Enrolling 26 million people into the new system was the largest logistical undertaking in American history, bigger by far than the draft for World War I. When it was clear that each person would need a Social Security identification number, administrators decided that the fourth and fifth numbers on each card would indicate the year of birth. This was quickly shot down because thousands of people during the Depression had misstated their age to keep their jobs and many women simply did not like disclosing their age. To run the whole thing, Roosevelt named John G. Winant, a former Republican governor of New Hampshire, as the first chairman of the Social Security Board. But if FDR thought this would convert most Republicans into supporters, he was mistaken. Herbert Hoover never even took a Social Security number.

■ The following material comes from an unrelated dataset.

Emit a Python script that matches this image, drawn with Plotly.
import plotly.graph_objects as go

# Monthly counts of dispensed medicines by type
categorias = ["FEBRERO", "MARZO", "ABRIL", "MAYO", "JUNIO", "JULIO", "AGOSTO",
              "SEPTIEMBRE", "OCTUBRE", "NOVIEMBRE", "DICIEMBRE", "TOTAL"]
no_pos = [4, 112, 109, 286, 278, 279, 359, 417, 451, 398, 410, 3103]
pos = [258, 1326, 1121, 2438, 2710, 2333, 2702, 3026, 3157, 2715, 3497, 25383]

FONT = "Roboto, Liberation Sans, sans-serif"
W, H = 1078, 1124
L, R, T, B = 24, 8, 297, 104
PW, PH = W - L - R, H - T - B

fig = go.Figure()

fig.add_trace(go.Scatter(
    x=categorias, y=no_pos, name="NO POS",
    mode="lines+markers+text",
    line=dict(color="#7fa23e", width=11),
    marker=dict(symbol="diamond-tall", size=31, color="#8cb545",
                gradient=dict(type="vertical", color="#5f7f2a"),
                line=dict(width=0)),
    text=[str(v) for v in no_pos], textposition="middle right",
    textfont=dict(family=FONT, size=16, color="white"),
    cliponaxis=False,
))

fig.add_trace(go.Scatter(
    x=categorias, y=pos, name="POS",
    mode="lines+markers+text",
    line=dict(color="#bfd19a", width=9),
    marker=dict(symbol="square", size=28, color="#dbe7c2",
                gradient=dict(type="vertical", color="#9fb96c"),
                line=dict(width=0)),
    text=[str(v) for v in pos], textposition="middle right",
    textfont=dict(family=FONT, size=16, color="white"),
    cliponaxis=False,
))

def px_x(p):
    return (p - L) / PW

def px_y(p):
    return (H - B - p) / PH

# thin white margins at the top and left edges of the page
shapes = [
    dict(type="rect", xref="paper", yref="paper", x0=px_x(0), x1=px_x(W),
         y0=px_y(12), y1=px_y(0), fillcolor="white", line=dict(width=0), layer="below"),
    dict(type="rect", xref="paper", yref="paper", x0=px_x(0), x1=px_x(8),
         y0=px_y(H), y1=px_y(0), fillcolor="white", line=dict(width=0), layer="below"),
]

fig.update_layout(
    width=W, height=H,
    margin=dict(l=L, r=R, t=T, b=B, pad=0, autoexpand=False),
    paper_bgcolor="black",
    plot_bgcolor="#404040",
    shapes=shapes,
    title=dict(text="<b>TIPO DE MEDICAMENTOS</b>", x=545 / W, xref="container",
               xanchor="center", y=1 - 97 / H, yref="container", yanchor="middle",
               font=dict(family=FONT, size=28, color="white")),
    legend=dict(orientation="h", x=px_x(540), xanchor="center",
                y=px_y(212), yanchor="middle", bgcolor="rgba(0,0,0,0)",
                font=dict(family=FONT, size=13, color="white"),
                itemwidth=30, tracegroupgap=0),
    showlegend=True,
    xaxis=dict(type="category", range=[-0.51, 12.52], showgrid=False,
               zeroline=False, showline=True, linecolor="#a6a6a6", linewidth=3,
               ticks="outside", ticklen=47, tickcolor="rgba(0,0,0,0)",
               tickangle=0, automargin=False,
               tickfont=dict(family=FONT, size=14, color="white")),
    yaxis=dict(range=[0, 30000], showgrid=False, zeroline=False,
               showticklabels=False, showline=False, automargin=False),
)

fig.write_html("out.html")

When FDR ran for reelection in 1936, his Republican opponent, Alf Landon, called Social Security “a cruel hoax” and a “fraud on the working man.” The Republican National Committee convinced employers across the country to put fliers into pay envelopes warning their workers that, starting January 1, 1937, a “New Deal law” would take 1 percent of their paycheck. “You’re sentenced to a weekly pay reduction for all of your working life,” read one inflammatory flier. “You’ll have to serve the sentence unless you help reverse it Nov. 3, Election Day.”

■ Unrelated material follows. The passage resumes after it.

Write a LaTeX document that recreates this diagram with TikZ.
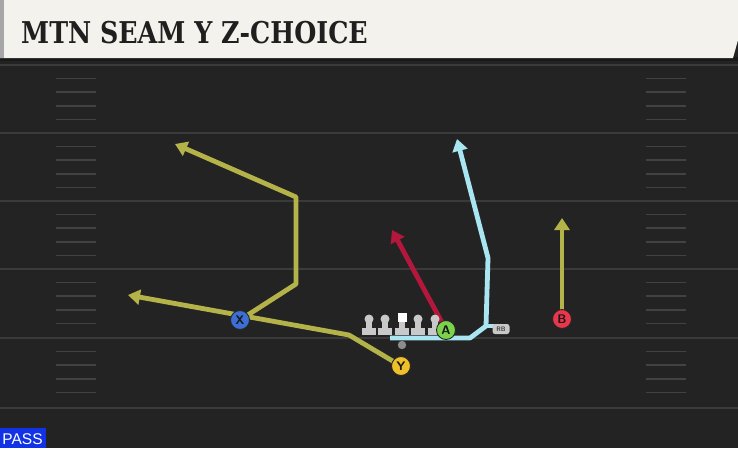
\documentclass[tikz,border=0pt]{standalone}
\usepackage{fontspec}
\setmainfont{DejaVu Sans}
\newfontfamily\titlefont{DejaVu Serif}
\newfontfamily\passfont{Liberation Sans}
\usetikzlibrary{arrows.meta}
\definecolor{field}{HTML}{232323}
\definecolor{yardc}{HTML}{3A3A3A}
\definecolor{hashc}{HTML}{424242}
\definecolor{cream}{HTML}{F4F2EC}
\definecolor{olivec}{HTML}{B4B34A}
\definecolor{redc}{HTML}{B3183C}
\definecolor{cyanc}{HTML}{A9E6F2}
\definecolor{linec}{HTML}{C9C9C9}
\definecolor{xblue}{HTML}{3C6FD6}
\definecolor{yyel}{HTML}{EFC02A}
\definecolor{agrn}{HTML}{7CD24A}
\definecolor{bred}{HTML}{E8364C}
\definecolor{passblue}{HTML}{1232E6}
\begin{document}
\begin{tikzpicture}[x=1pt,y=-1pt,
  route/.style={line width=4.8pt, line join=round, -{Triangle[length=12pt,width=15pt]}},
  plain/.style={line width=4.8pt, line join=round},
  player/.style={circle, minimum size=19pt, inner sep=0pt, draw=black!85, line width=0.9pt,
     font=\sffamily\bfseries\fontsize{12.5}{12.5}\selectfont, text=black!90},
  yard/.style={draw=yardc, line width=2pt},
  hash/.style={draw=hashc, line width=1.5pt},
  lineman/.style={fill=linec}]
\useasboundingbox (0,0) rectangle (738,448);
% background
\fill[field] (0,0) rectangle (738,448);
% yard lines
\foreach \y in {65,133,201,269,338,408} \draw[yard] (0,\y) -- (738,\y);
% hash marks
\foreach \b in {65,133,201,269,338} {
  \foreach \k in {1,2,3,4} {
    \draw[hash] (56,\b+13.6*\k) -- (96,\b+13.6*\k);
    \draw[hash] (646,\b+13.6*\k) -- (686,\b+13.6*\k);
  }
}
% title bar
\fill[black!90] (0,57) rectangle (738,61);
\fill[cream] (0,0) -- (738,0) -- (738,40) -- (733,58) -- (0,58) -- cycle;
\fill[black!35] (0,0) rectangle (4,58);
\node[anchor=west, inner sep=0pt, text=black!88] (title) at (21,33)
  {\scalebox{0.845}[1]{\titlefont\bfseries\fontsize{30}{30}\selectfont MTN SEAM Y Z-CHOICE}};
% player positions
\coordinate (Xc) at (240,320);
\coordinate (Yc) at (401,366);
\coordinate (Ac) at (446,330);
\coordinate (Bc) at (562,319);
\coordinate (x1) at (296,284);
\coordinate (x2) at (296,197);
\coordinate (xe) at (175,144);
\coordinate (y1) at (349,335);
\coordinate (ye) at (128,295);
\coordinate (ae) at (392,230);
\coordinate (be) at (562,218);
\coordinate (c0) at (390,338);
\coordinate (c1) at (470,338);
\coordinate (c2) at (486,326);
\coordinate (c3) at (488,258);
\coordinate (ce) at (457,139);
\coordinate (c4) at (494,326);
% routes
\draw[route, olivec] (Xc) -- (x1) -- (x2) -- (xe);
\draw[route, olivec] (Yc) -- (y1) -- (ye);
\draw[route, redc] (Ac) -- (ae);
\draw[route, olivec] (Bc) -- (be);
\draw[route, cyanc] (c0) -- (c1) -- (c2) -- (c3) -- (ce);
\draw[plain, cyanc] (c2) -- (c4);
% offensive line
\foreach \x in {369,385,418,435} {
  \fill[lineman] (\x-7,328) rectangle (\x+7,335);
  \fill[lineman] (\x-3,319) rectangle (\x+3,329);
  \fill[lineman] (\x,319) circle (4.5);
}
\fill[lineman] (402-7,328) rectangle (402+7,335);
\fill[lineman] (402-3,320) rectangle (402+3,329);
\fill[white] (397.5,313) rectangle (406.5,322);
% QB
\fill[black!45] (402,345) circle (4.2);
% RB
\node[fill=linec, rounded corners=2.5pt, minimum width=17pt, minimum height=10pt, inner sep=0pt,
  font=\sffamily\bfseries\fontsize{6.5}{6.5}\selectfont, text=black!75] (RB) at (501,329) {RB};
% players
\node[player, fill=xblue] (X) at (Xc) {X};
\node[player, fill=yyel] (Y) at (Yc) {Y};
\node[player, fill=agrn] (A) at (Ac) {A};
\node[player, fill=bred] (B) at (Bc) {B};
% pass label
\fill[passblue] (0,428) rectangle (46,448);
\node[text=white, inner sep=0pt, font=\passfont\fontsize{15.5}{15.5}\selectfont] (pass) at (22.5,439) {PASS};
\end{tikzpicture}
\end{document}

Roosevelt carried every state except Maine and Vermont, and Landon later confessed that attacking Social Security was the worst mistake of his campaign. The fearmongering failed. Americans understood that this new system FDR brought them would do nothing to relieve the despair of today. But they had faith now, and some hope for better days. They voted for the future.
When he signed the bill, Roosevelt described Social Security as “the cornerstone” of his administration—something to build upon that was “by no means complete.” But he told associates in later years that even standing alone, it represented his greatest domestic achievement. Something fundamental had taken place. For the first time, a secure retirement was no longer reserved for people like FDR’s aristocratic neighbors in Hyde Park. The promise of the Declaration of Independence was coming into fuller view, as the men and women who toiled to make America could now pursue happiness in their later years—not if they invested wisely or got lucky in the stock market or retired when the country was flush, but as a birthright. In that sense, the insurance concept was not a ruse but a deeply meaningful public commitment. The American government was telling the American people that their fates were not at risk but backed by the full faith and credit of the United States. This was the “ownership society” in its truest, fullest meaning, and one not likely to be forsaken without a fight.

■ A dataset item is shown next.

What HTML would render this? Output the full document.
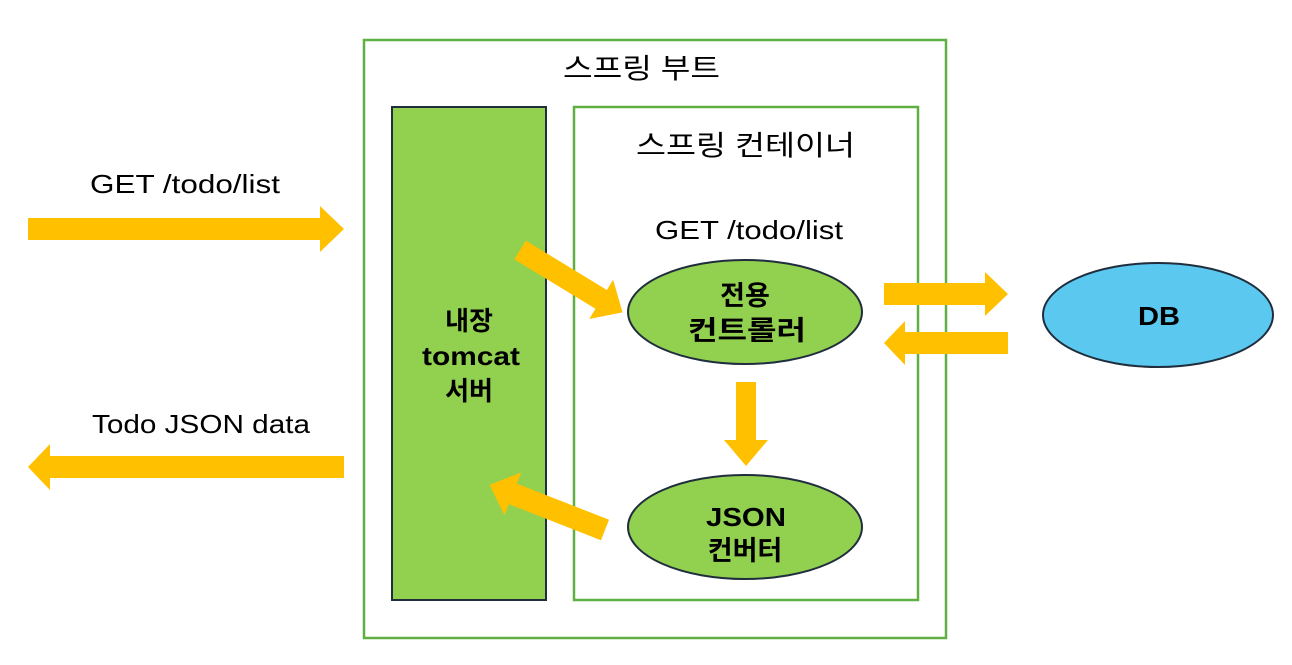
<!DOCTYPE html>
<html><head><meta charset="utf-8"><style>
html,body{margin:0;padding:0;background:#fff;}
svg{display:block;}
text{font-family:"Liberation Sans","Noto Sans CJK KR",sans-serif;}
</style></head><body>
<svg width="1292" height="665" viewBox="0 0 1292 665" xmlns="http://www.w3.org/2000/svg">
<rect x="364" y="40" width="582" height="598" fill="none" stroke="#5fb040" stroke-width="2.5"/>
<text x="563" y="78" font-size="28" textLength="157" lengthAdjust="spacingAndGlyphs">스프링 부트</text>
<rect x="392" y="107" width="154" height="493" fill="#92d050" stroke="#1f2d3d" stroke-width="2"/>
<rect x="574" y="107" width="344" height="493" fill="none" stroke="#5fb040" stroke-width="2.5"/>
<text x="636" y="155" font-size="28" textLength="219" lengthAdjust="spacingAndGlyphs">스프링 컨테이너</text>
<text x="655" y="239" font-size="26" textLength="188" lengthAdjust="spacingAndGlyphs">GET /todo/list</text>
<text x="469" y="330" font-size="26" font-weight="bold" text-anchor="middle">내장</text>
<text x="422" y="365" font-size="26" font-weight="bold" textLength="98" lengthAdjust="spacingAndGlyphs">tomcat</text>
<text x="469" y="400" font-size="26" font-weight="bold" text-anchor="middle">서버</text>
<ellipse cx="745" cy="312" rx="117" ry="52" fill="#92d050" stroke="#1f2d3d" stroke-width="2"/>
<text x="745" y="305" font-size="27" font-weight="bold" text-anchor="middle">전용</text>
<text x="688" y="340" font-size="27" font-weight="bold" textLength="118" lengthAdjust="spacingAndGlyphs">컨트롤러</text>
<ellipse cx="745" cy="527" rx="117" ry="52" fill="#92d050" stroke="#1f2d3d" stroke-width="2"/>
<text x="706" y="526" font-size="26" font-weight="bold" textLength="80" lengthAdjust="spacingAndGlyphs">JSON</text>
<text x="745" y="560" font-size="27" font-weight="bold" text-anchor="middle">컨버터</text>
<ellipse cx="1158" cy="315" rx="115" ry="52" fill="#5bc8f0" stroke="#1f2d3d" stroke-width="2"/>
<text x="1138" y="325" font-size="26" font-weight="bold" textLength="42" lengthAdjust="spacingAndGlyphs">DB</text>
<text x="90" y="193" font-size="26" textLength="190" lengthAdjust="spacingAndGlyphs">GET /todo/list</text>
<text x="92" y="433" font-size="26" textLength="218" lengthAdjust="spacingAndGlyphs">Todo JSON data</text>
<g fill="#ffc000">
<polygon points="28,218 320,218 320,206 344,229 320,252 320,240 28,240"/>
<polygon points="344,456 50,456 50,444 28,467 50,490 50,478 344,478"/>
<polygon points="884,283 985,283 985,272 1008,294 985,316 985,305 884,305"/>
<polygon points="1008,332 905,332 905,321 884,343 905,365 905,354 1008,354"/>
<polygon points="736,382 756,382 756,440 768,440 746,466 724,440 736,440"/>
<g transform="translate(520,250) rotate(31.3)"><polygon points="0,-11 95,-11 95,-23 120,0 95,23 95,11 0,11"/></g>
<g transform="translate(605,530) rotate(201.4)"><polygon points="0,-11 99,-11 99,-23 124,0 99,23 99,11 0,11"/></g>
</g>
</svg>
</body></html>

*Roosevelt was more sympathetic to the novelist Upton Sinclair’s End Poverty in California (EPIC) campaign for governor, which was mostly a more radical version of FDR’s own program. But Sinclair lost in November 1934 after being savaged by California industrialists.
*This eventually became Aid to Families with Dependent Children (AFDC), the foundation of the federal welfare system that lasted until 1996.
*As Ira Katznelson of Columbia University points out, Social Security, unemployment compensation, and the minimum wage were all established with occupational exemptions that discriminated against blacks.